As such, the movie takes two tracks. The first is essentially mechanical, with a clandestine band of diverse young eco-activists gathering together in West Texas to build a series of oil drum–sized bombs that they intend to use against a pipeline. The movie derives considerable suspense from the physical basics of the process, which are always fraught with the possibility that, rather than their intended targets, the bomb makers will blow up themselves. 

The second, however, is psychological. Each of the activists gets a backstory, explaining how they came to believe that violence was necessary. Inevitably, the backstory shows that they are neurotic, anxious, distressed, and hopeless about the state of their own lives and the larger world. They doomscroll, they drink, they wear ski masks and trash property in Portland, they pick pointless fistfights with random energy company employees in North Dakota. They insist that fossil fuel companies are responsible for the deaths of billions and believe that peaceful protests are futile.

Some, at least, have grief that is specific to the fossil fuel industry, including a Texas man who lost his family property to an oil company via eminent domain. But even in the most sympathetic cases, it's not remotely obvious how blowing up a pipeline would actually help their own specific issues. It's an act of rage and retaliation, not a solution to their problems.

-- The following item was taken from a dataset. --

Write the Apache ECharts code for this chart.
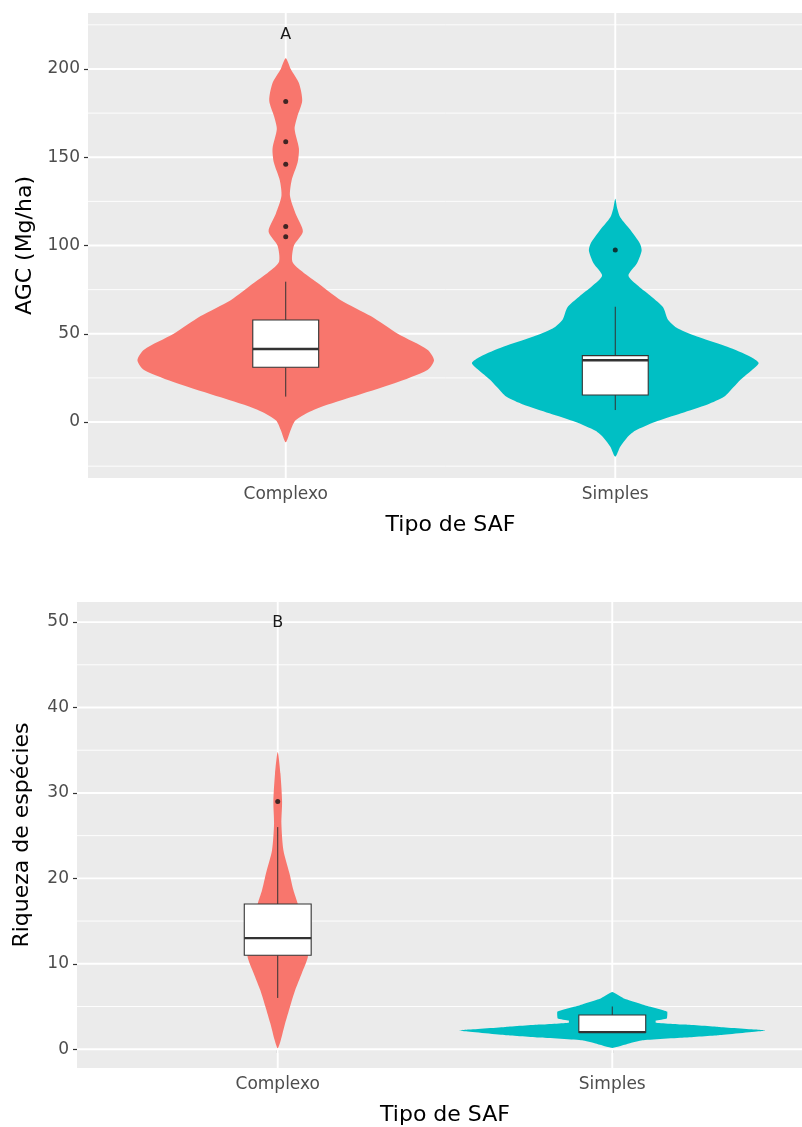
<!DOCTYPE html>
<html>
<head>
<meta charset="utf-8">
<script src="https://cdn.jsdelivr.net/npm/echarts@6/dist/echarts.min.js"></script>
<style>
  html, body { margin: 0; padding: 0; background: #ffffff; overflow: hidden; }
  #chart { width: 802px; height: 1127px; }
</style>
</head>
<body>
<div id="chart"></div>
<script>
// ---- Data ----------------------------------------------------------------
const categories = ['Complexo', 'Simples'];
const fillColors = ['#F8766D', '#00BFC4'];

// Violin outlines: [value, half width in category units]
const agcViolinComplexo = [
  [206, 0], [200, 0.015], [192, 0.04], [182, 0.05], [173, 0.035], [166, 0.027],
  [155, 0.04], [147, 0.036], [137, 0.018], [128, 0.013], [118, 0.03], [108, 0.052],
  [100, 0.025], [91, 0.02], [86, 0.045], [79, 0.095], [69, 0.167], [60, 0.258],
  [50, 0.34], [41, 0.43], [35, 0.45], [29.5, 0.43], [22, 0.33], [14, 0.197],
  [7, 0.086], [1, 0.03], [-4.5, 0.015], [-11.5, 0]
];
const agcViolinSimples = [
  [126.5, 0], [121, 0.006], [116, 0.015], [109, 0.045], [101, 0.075], [97, 0.08],
  [90, 0.066], [83, 0.04], [77, 0.07], [71, 0.11], [65, 0.145], [58, 0.16],
  [53, 0.19], [48, 0.255], [42.6, 0.34], [37, 0.41], [33.5, 0.435], [29.5, 0.415],
  [24, 0.38], [20, 0.36], [14.3, 0.33], [10, 0.28], [5, 0.2], [0, 0.12],
  [-5, 0.06], [-9, 0.035], [-14, 0.015], [-19.6, 0]
];
const richViolinComplexo = [
  [34.8, 0], [32.3, 0.008], [29, 0.013], [26.4, 0.011], [23.3, 0.017], [20.6, 0.035],
  [18.6, 0.047], [17, 0.06], [14, 0.078], [12, 0.088], [10.8, 0.09], [8.9, 0.072],
  [6.9, 0.052], [5, 0.037], [3, 0.022], [1.05, 0.009], [0.1, 0]
];
const richViolinSimples = [
  [6.7, 0], [5.9, 0.037], [5.15, 0.097], [4.4, 0.164], [3.6, 0.163], [3.35, 0.13],
  [3.11, 0.13], [2.88, 0.218], [2.61, 0.318], [2.3, 0.43], [2.2, 0.457], [2.1, 0.44],
  [1.64, 0.318], [1.37, 0.218], [1.05, 0.09], [0.67, 0.05], [0.15, 0]
];

// Box summaries: [lower whisker, Q1, median, Q3, upper whisker]
const agcBoxes = [[14.4, 31, 41.4, 57.8, 79.5], [6.8, 15.3, 35, 37.6, 65.3]];
const richBoxes = [[6, 11, 13, 17, 26], [2, 2, 2, 4, 5]];

// Outliers: [category position, value]
const agcOutliers = [[1, 181.5], [1, 158.8], [1, 146], [1, 110.7], [1, 105], [2, 97.5]];
const richOutliers = [[1, 29]];

// Group letters: [category position, value, text]
const agcLetters = [[1, 220, 'A']];
const richLetters = [[1, 50, 'B']];

// Axis ticks
const agcMajorTicks = [0, 50, 100, 150, 200];
const agcMinorTicks = [-25, 25, 75, 125, 175, 225];
const richMajorTicks = [0, 10, 20, 30, 40, 50];
const richMinorTicks = [5, 15, 25, 35, 45];
const categoryTicks = [1, 2];

// ---- Rendering helpers ---------------------------------------------------
const FONT = 'DejaVu Sans';
const BOX_HALF = 0.1;

function hLines(params, api) {
  const cs = params.coordSys;
  const y = api.coord([1, api.value(0)])[1];
  return {
    type: 'line',
    shape: { x1: cs.x, y1: y, x2: cs.x + cs.width, y2: y },
    style: { stroke: '#ffffff', lineWidth: api.value(1) ? 1.9 : 0.9 }
  };
}
function vLines(params, api) {
  const cs = params.coordSys;
  const x = api.coord([api.value(0), 0])[0];
  return {
    type: 'line',
    shape: { x1: x, y1: cs.y, x2: x, y2: cs.y + cs.height },
    style: { stroke: '#ffffff', lineWidth: 1.9 }
  };
}
function violinRenderer(profiles, smooth) {
  return function (params, api) {
    const idx = api.value(0);
    const prof = profiles[idx];
    const cx = idx + 1;
    const right = prof.map(([v, w]) => api.coord([cx + w, v]));
    const left = prof.slice(1, -1).reverse().map(([v, w]) => api.coord([cx - w, v]));
    return {
      type: 'polygon',
      shape: { points: right.concat(left), smooth: smooth[idx] },
      style: { fill: fillColors[idx], stroke: null }
    };
  };
}
function boxRenderer(boxes) {
  return function (params, api) {
    const idx = api.value(0);
    const [lo, q1, med, q3, hi] = boxes[idx];
    const cx = idx + 1;
    const pLo = api.coord([cx, lo]);
    const pHi = api.coord([cx, hi]);
    const pQ1L = api.coord([cx - BOX_HALF, q1]);
    const pQ3R = api.coord([cx + BOX_HALF, q3]);
    const pMedL = api.coord([cx - BOX_HALF, med]);
    const pMedR = api.coord([cx + BOX_HALF, med]);
    const stroke = '#333333';
    return {
      type: 'group',
      children: [
        { type: 'line', shape: { x1: pLo[0], y1: pLo[1], x2: pLo[0], y2: pQ1L[1] }, style: { stroke, lineWidth: 1 } },
        { type: 'line', shape: { x1: pHi[0], y1: pHi[1], x2: pHi[0], y2: pQ3R[1] }, style: { stroke, lineWidth: 1 } },
        { type: 'rect', shape: { x: pQ1L[0], y: pQ3R[1], width: pQ3R[0] - pQ1L[0], height: pQ1L[1] - pQ3R[1] },
          style: { fill: '#ffffff', stroke, lineWidth: 1.1 } },
        { type: 'line', shape: { x1: pMedL[0], y1: pMedL[1], x2: pMedR[0], y2: pMedR[1] }, style: { stroke, lineWidth: 2.4 } }
      ]
    };
  };
}
function letterRenderer(letters) {
  return function (params, api) {
    const item = letters[params.dataIndex];
    const p = api.coord([item[0], item[1]]);
    return {
      type: 'text',
      x: p[0], y: p[1] + 1,
      style: { text: item[2], fontFamily: FONT, fontSize: 16, fill: '#1a1a1a', align: 'center', verticalAlign: 'middle' }
    };
  };
}

function axisPair(gridIndex, yMin, yMax, majorTicks, yName, nameGap) {
  const xAxis = {
    gridIndex, type: 'value', min: 0.4, max: 2.6,
    name: 'Tipo de SAF', nameLocation: 'middle', nameGap: 36,
    nameTextStyle: { fontFamily: FONT, fontSize: 22, color: '#000000' },
    axisLine: { show: false },
    splitLine: { show: false },
    axisTick: { show: true, length: 4, customValues: categoryTicks, lineStyle: { color: '#333333', width: 1.2 } },
    axisLabel: {
      customValues: categoryTicks, margin: 8,
      fontFamily: FONT, fontSize: 17, color: '#4D4D4D',
      formatter: v => categories[Math.round(v) - 1] || ''
    }
  };
  const yAxis = {
    gridIndex, type: 'value', min: yMin, max: yMax,
    name: yName, nameLocation: 'middle', nameRotate: 90, nameGap,
    nameTextStyle: { fontFamily: FONT, fontSize: 22, color: '#000000' },
    axisLine: { show: false },
    splitLine: { show: false },
    axisTick: { show: true, length: 4, customValues: majorTicks, lineStyle: { color: '#333333', width: 1.2 } },
    axisLabel: { customValues: majorTicks, margin: 8, fontFamily: FONT, fontSize: 17, color: '#4D4D4D' }
  };
  return [xAxis, yAxis];
}

const [x0, y0] = axisPair(0, -31.7, 231.7, agcMajorTicks, 'AGC (Mg/ha)', 52);
const [x1, y1] = axisPair(1, -2.2, 52.35, richMajorTicks, 'Riqueza de espécies', 44);

function panelSeries(i, majors, minors, profiles, smooth, boxes, outliers, letters) {
  const gridData = majors.map(v => [v, 1]).concat(minors.map(v => [v, 0]));
  return [
    { type: 'custom', xAxisIndex: i, yAxisIndex: i, silent: true, z: 1, renderItem: hLines, data: gridData },
    { type: 'custom', xAxisIndex: i, yAxisIndex: i, silent: true, z: 1, renderItem: vLines, data: categoryTicks.map(v => [v]) },
    { type: 'custom', xAxisIndex: i, yAxisIndex: i, silent: true, z: 2, renderItem: violinRenderer(profiles, smooth), data: [[0], [1]] },
    { type: 'custom', xAxisIndex: i, yAxisIndex: i, silent: true, z: 3, renderItem: boxRenderer(boxes), data: [[0], [1]] },
    { type: 'scatter', xAxisIndex: i, yAxisIndex: i, silent: true, z: 4, symbol: 'circle', symbolSize: 5,
      itemStyle: { color: '#111111' }, data: outliers },
    { type: 'custom', xAxisIndex: i, yAxisIndex: i, silent: true, z: 5, renderItem: letterRenderer(letters),
      data: letters.map(l => [l[0], l[1]]) }
  ];
}

const chart = echarts.init(document.getElementById('chart'), null, { renderer: 'canvas', width: 802, height: 1127 });
chart.setOption({
  animation: false,
  backgroundColor: '#ffffff',
  grid: [
    // the panels run slightly past the right edge of the canvas
    { left: 88, top: 13, width: 725, height: 465, outerBoundsMode: 'none', containLabel: false,
      show: true, backgroundColor: '#EBEBEB', borderWidth: 0 },
    { left: 77, top: 602, width: 736, height: 466, outerBoundsMode: 'none', containLabel: false,
      show: true, backgroundColor: '#EBEBEB', borderWidth: 0 }
  ],
  xAxis: [x0, x1],
  yAxis: [y0, y1],
  series: [
    ...panelSeries(0, agcMajorTicks, agcMinorTicks, [agcViolinComplexo, agcViolinSimples], [0.25, 0.25],
      agcBoxes, agcOutliers, agcLetters),
    ...panelSeries(1, richMajorTicks, richMinorTicks, [richViolinComplexo, richViolinSimples], [0.25, 0.1],
      richBoxes, richOutliers, richLetters)
  ]
});
</script>
</body>
</html>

And their ultimate plan is frankly ludicrous: Not only do they intend to inspire copycats, they plan to get caught, go to court, and make the case that their actions were justifiable as self-defense, establishing a legal right to further eco-terrorism.

How To Blow Up a Pipeline may not be intended as an explicit justification for violence by climate activists. It does, at times, note the likely costs of such action. But the filmmakers are clearly sympathetic to their cause, to their plight, to their belief in the necessity of violence, and it treats its little army of activist protagonists as heroes. But in the process of psychologizing their decisions, what it demonstrates is that the fringes of the climate activist movement are populated by delusional, too-online, apocalyptically-minded depressives who have chosen to blame fossil fuel companies for their own despondency. There's real truth to this portrayal of agitated neurotics pointlessly lashing out, but it's not the rousing call to arms the filmmakers seem to think.